As the Baby Boomer generation prepares for retirement, a vast, untapped potential emerges: established, profitable businesses seeking new ownership. This presents a unique opportunity for discerning investors, not just corporate giants, to acquire thriving businesses and chart a course toward financial independence.
No longer the sole domain of private equity firms, business buying is becoming accessible to individual investors with foresight and ambition. Imagine owning a beloved local bakery, a bustling community bookstore, or a well-established gym – businesses with proven track records, loyal customers, and the potential to fuel your dreams.
In this article, we’ll provide a high level overview of the key steps in the business acquisition process.
Step 1: Identify the Perfect Match
The first crucial step in purchasing a business is finding the right fit for you. Consider factors such as location, industry, and size. Assess whether you prefer a hands-on approach or a business with an existing manager. Initiate your search online, leveraging various platforms to compile a list and carefully evaluating each potential deal. If you possess expertise in a specific industry or skill, starting there can minimize knowledge gaps and expedite your success.
Step 2: Extend an Offer
Once you’ve identified the ideal business, it’s time to make an offer. Formalize offers using a Letter of Intent (LOI), outlining the price structure and terms. Accurately determining the actual value is crucial, as sellers may overvalue their businesses. Consider hiring an advisor for precision, with many CPA firms offering a service known as “quality of earnings.”
Step 3: Conduct Due Diligence
The third step, due diligence, involves a thorough examination of the business’s financials, operations, and other critical aspects. While this step may seem formidable, avoid going through it alone. Engage a diligence firm or a CPA to streamline the process and ensure a clear understanding of the business’s true profit.

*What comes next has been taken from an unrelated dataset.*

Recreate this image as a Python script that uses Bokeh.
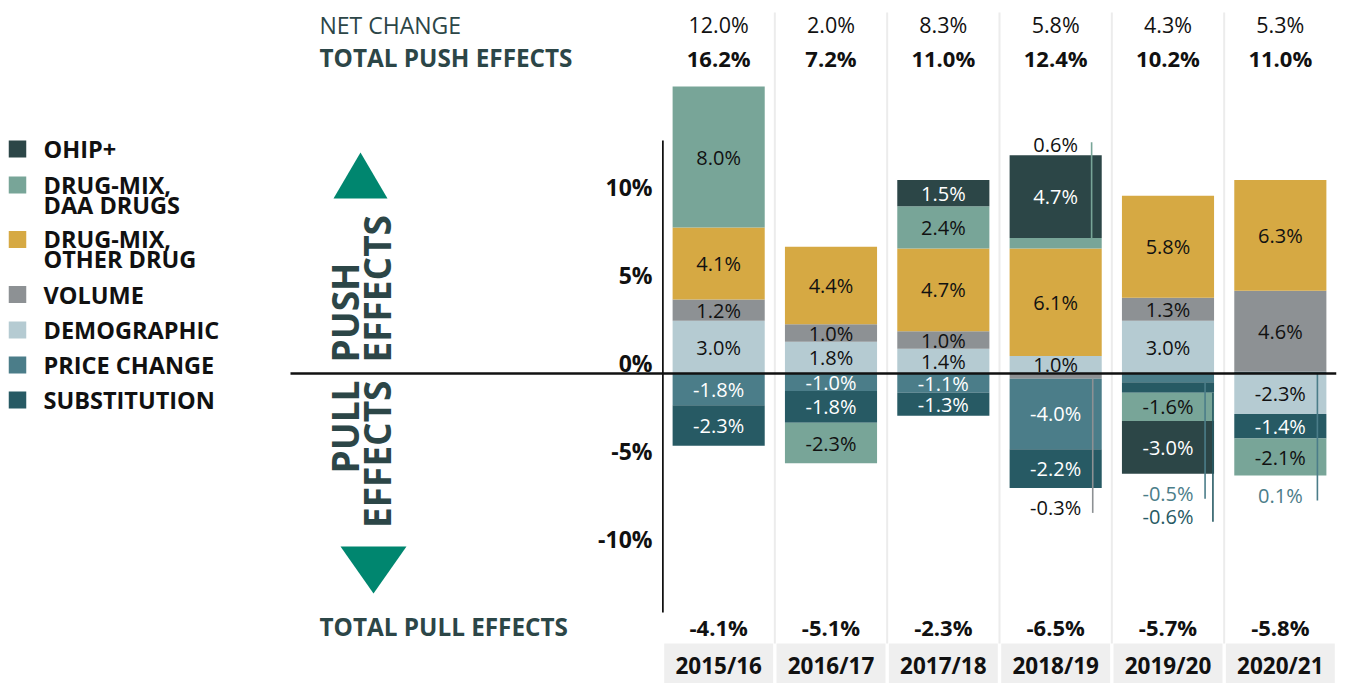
from math import pi
from bokeh.plotting import figure
from bokeh.layouts import row
from bokeh.models import (ColumnDataSource, Range1d, FactorRange, FixedTicker, Span)
from bokeh.core.properties import value
from bokeh.embed import file_html
from bokeh.resources import INLINE

# ---------------- data ----------------
years = ["2015/16", "2016/17", "2017/18", "2018/19", "2019/20", "2020/21"]
net_change = [12.0, 2.0, 8.3, 5.8, 4.3, 5.3]
total_push = [16.2, 7.2, 11.0, 12.4, 10.2, 11.0]
total_pull = [-4.1, -5.1, -2.3, -6.5, -5.7, -5.8]
y_ticks = [-10, -5, 0, 5, 10]

series_keys = ["ohip", "daa", "other", "volume", "demographic", "price", "substitution"]
series_names = ["OHIP+", "DRUG-MIX,\nDAA DRUGS", "DRUG-MIX,\nOTHER DRUG", "VOLUME",
                "DEMOGRAPHIC", "PRICE CHANGE", "SUBSTITUTION"]
series_colors = ["#2c4647", "#78a598", "#d6a943", "#8d9194", "#b5cbd2", "#4b7d89", "#275a64"]

ohip = [0.0, 0.0, 1.5, 4.7, -3.0, 0.0]
daa = [8.0, -2.3, 2.4, 0.6, -1.6, -2.1]
other = [4.1, 4.4, 4.7, 6.1, 5.8, 6.3]
volume = [1.2, 1.0, 1.0, -0.3, 1.3, 4.6]
demographic = [3.0, 1.8, 1.4, 1.0, 3.0, -2.3]
price = [-1.8, -1.0, -1.1, -4.0, -0.5, 0.1]
substitution = [-2.3, -1.8, -1.3, -2.2, -0.6, -1.4]

vals = dict(ohip=ohip, daa=daa, other=other, volume=volume,
            demographic=demographic, price=price, substitution=substitution)
color_of = dict(zip(series_keys, series_colors))
dark = {"ohip", "price", "substitution"}

pos_order = ["price", "demographic", "volume", "other", "daa", "ohip"]
neg_order = ["volume", "demographic", "price", "substitution", "daa", "ohip"]

# ---------------- geometry helpers ----------------
W, H = 1349, 683
LEFT_W = 662          # left panel (legend, titles, tick labels)
ZERO_PAGE_Y = 373
PX = 1 / 17.6         # percent per pixel


def yd(page_y):
    return (ZERO_PAGE_Y - page_y) * PX


INK = "#111111"
SLATE = "#2c4647"
ARROW = "#00866f"
FONT = value("Open Sans")

y_range = Range1d(yd(H), yd(0))

# ================= left panel =================
L = figure(width=LEFT_W, height=H, x_range=Range1d(0, LEFT_W), y_range=y_range,
           output_backend="svg", toolbar_location=None, x_axis_location=None,
           y_axis_location=None, min_border=0)
L.outline_line_color = None
L.grid.visible = False

# zero line through the left area
L.segment(x0=[290], y0=[0], x1=[LEFT_W], y1=[0], line_color=INK, line_width=2.5)

# tick labels of the value axis
L.text(x=[652] * len(y_ticks), y=y_ticks, text=[f"{t}%" for t in y_ticks], text_font=FONT,
       text_font_style="bold", text_font_size="23px", text_color=INK, text_align="right",
       text_baseline="middle", y_offset=-11)

# row titles
L.text(x=[319], y=[yd(24)], text=["NET CHANGE"], text_font=FONT, text_font_size="23px",
       text_color=SLATE, text_align="left", text_baseline="middle")
L.text(x=[319, 319], y=[yd(57), yd(626)], text=["TOTAL PUSH EFFECTS", "TOTAL PULL EFFECTS"],
       text_font=FONT, text_font_style="bold", text_font_size="24.3px", text_color=SLATE,
       text_align="left", text_baseline="middle")

# legend
sq_centers = [148.5, 184.5, 239, 294, 329.5, 364.5, 399.5]
L.rect(x=[17] * 7, y=[yd(c) for c in sq_centers], width=17.5, height=17 * PX,
       fill_color=series_colors, line_color=None)
nlines = [n.count("\n") + 1 for n in series_names]
L.text(x=[43] * 7, y=[yd(c + 9.75 * (n - 1)) for c, n in zip(sq_centers, nlines)],
       text=series_names, text_font=FONT, text_font_style="bold", text_font_size="23.5px",
       text_color=INK, text_align="left", text_baseline="middle", text_line_height=0.62)

# push / pull arrows and titles
L.patches(xs=[[333, 387, 360], [340, 406, 373]],
          ys=[[yd(198), yd(198), yd(152)], [yd(546), yd(546), yd(593)]],
          fill_color=ARROW, line_color=None)
L.text(x=[360], y=[yd(362)], text=["PUSH\nEFFECTS"], angle=pi / 2, text_font=FONT,
       text_font_style="bold", text_font_size="37px", text_color=SLATE, text_align="left",
       text_baseline="middle", text_line_height=0.62)
L.text(x=[360], y=[yd(380)], text=["PULL\nEFFECTS"], angle=pi / 2, text_font=FONT,
       text_font_style="bold", text_font_size="37px", text_color=SLATE, text_align="right",
       text_baseline="middle", text_line_height=0.62)

# ================= main chart =================
p = figure(width=W - LEFT_W, height=H, x_range=FactorRange(*years, range_padding=0),
           y_range=y_range, output_backend="svg", toolbar_location=None,
           x_axis_location=None, min_border_left=0, min_border_right=13,
           min_border_top=0, min_border_bottom=0)
p.outline_line_color = None
p.grid.visible = False

ax = p.yaxis[0]
ax.ticker = FixedTicker(ticks=[])
ax.bounds = (yd(612), yd(140))
ax.axis_line_width = 2.5
ax.axis_line_color = INK
ax.major_tick_line_color = None
ax.minor_tick_line_color = None
ax.major_label_standoff = 0
ax.major_tick_out = 0
ax.minor_tick_out = 0

# column separators
p.segment(x0=[1, 2, 3, 4, 5], y0=[yd(12)] * 5, x1=[1, 2, 3, 4, 5], y1=[yd(643)] * 5,
          line_color="#ececec", line_width=2)

# bars
src = {"year": years}
for k in series_keys:
    src["p_" + k] = [max(v, 0) for v in vals[k]]
    src["n_" + k] = [min(v, 0) for v in vals[k]]
source = ColumnDataSource(src)
BAR_W = 0.82
p.vbar_stack(["p_" + k for k in pos_order], x="year", width=BAR_W, source=source,
             fill_color=[color_of[k] for k in pos_order], line_color=None)
p.vbar_stack(["n_" + k for k in neg_order], x="year", width=BAR_W, source=source,
             fill_color=[color_of[k] for k in neg_order], line_color=None)

# segment labels
ins = dict(x=[], y=[], t=[], c=[])
outs = dict(x=[], y=[], t=[], c=[])
lines = dict(x0=[], y0=[], x1=[], y1=[], c=[])
for i, yr in enumerate(years):
    segs = []
    base = 0.0
    for k in pos_order:
        v = vals[k][i]
        if v > 0:
            segs.append((k, v, base, base + v))
            base += v
    top = base
    base = 0.0
    for k in neg_order:
        v = vals[k][i]
        if v < 0:
            segs.append((k, v, base, base + v))
            base += v
    bottom = base
    nbelow = 0
    for k, v, s0, s1 in segs:
        txt = f"{v:.1f}%"
        if abs(v) >= 0.95:
            ins["x"].append(yr); ins["y"].append((s0 + s1) / 2); ins["t"].append(txt)
            ins["c"].append("white" if k in dark else INK)
            continue
        tc = color_of[k] if k in dark else INK
        if v > 0 and s0 > 0:
            ly = top + 11 * PX
            outs["x"].append(yr); outs["y"].append(ly); outs["t"].append(txt); outs["c"].append(tc)
            xx = i + 0.5 + 0.32
            lines["x0"].append(xx); lines["x1"].append(xx)
            lines["y0"].append(s1); lines["y1"].append(ly + 2 * PX); lines["c"].append(color_of[k])
        else:
            ly = bottom - (20 + 23 * nbelow) * PX
            outs["x"].append(yr); outs["y"].append(ly); outs["t"].append(txt); outs["c"].append(tc)
            xx = i + 0.5 + 0.33 + 0.07 * nbelow
            start = s1 if v < 0 else 0.0
            lines["x0"].append(xx); lines["x1"].append(xx)
            lines["y0"].append(start); lines["y1"].append(ly - 5 * PX); lines["c"].append(color_of[k])
            nbelow += 1

p.segment(x0="x0", y0="y0", x1="x1", y1="y1", line_color="c", line_width=1.6,
          source=ColumnDataSource(lines))
p.text(x="x", y="y", text="t", text_color="c", source=ColumnDataSource(ins),
       text_font=FONT, text_font_size="20px", text_align="center", text_baseline="middle")
p.text(x="x", y="y", text="t", text_color="c", source=ColumnDataSource(outs),
       text_font=FONT, text_font_size="20px", text_align="center", text_baseline="middle")

# zero line
p.add_layout(Span(location=0, dimension="width", line_color=INK, line_width=2.5))

# header / footer rows
p.text(x=years, y=[yd(24)] * 6, text=[f"{v:.1f}%" for v in net_change], text_font=FONT,
       text_font_size="21.5px", text_color=INK, text_align="center", text_baseline="middle")
p.text(x=years, y=[yd(57)] * 6, text=[f"{v:.1f}%" for v in total_push], text_font=FONT,
       text_font_style="bold", text_font_size="22px", text_color=INK, text_align="center",
       text_baseline="middle")
p.text(x=years, y=[yd(626)] * 6, text=[f"{v:.1f}%" for v in total_pull], text_font=FONT,
       text_font_style="bold", text_font_size="22px", text_color=INK, text_align="center",
       text_baseline="middle")
p.rect(x=years, y=[yd(663)] * 6, width=0.97, height=40 * PX, fill_color="#efefef", line_color=None)
p.text(x=years, y=[yd(665)] * 6, text=years, text_font=FONT, text_font_style="bold",
       text_font_size="22.5px", text_color=INK, text_align="center", text_baseline="middle")

layout = row(L, p, spacing=0)
open("out.html", "w").write(file_html(layout, INLINE))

Step 4: Secure Funds and Finalize the Deal
Securing the necessary funds is pivotal. Explore options such as small business administration (SBA) loans, allowing you to invest as little as $50,000 in a million-dollar business. Negotiating the purchase agreement is critical, and collaboration with the seller and their attorneys will facilitate the finalization of the ownership transfer.
Step 5: Grow the business
Congratulations, you are now the proud owner of a revenue-generating enterprise! The final step is to concentrate on growing the business. Boost revenue through marketing and sales efforts, and trim costs by optimizing vendor fees and eliminating unnecessary expenses. Enhance the business’s effectiveness and efficiency to pave the way for financial success and early retirement.
For those who prefer a more hands-off approach, consider negotiating with the current owner to stay involved or hire a capable manager. This ensures a smooth transition and allows you to leverage their expertise, providing you the flexibility to steer the business toward financial success and early retirement without being directly involved in day-to-day operations.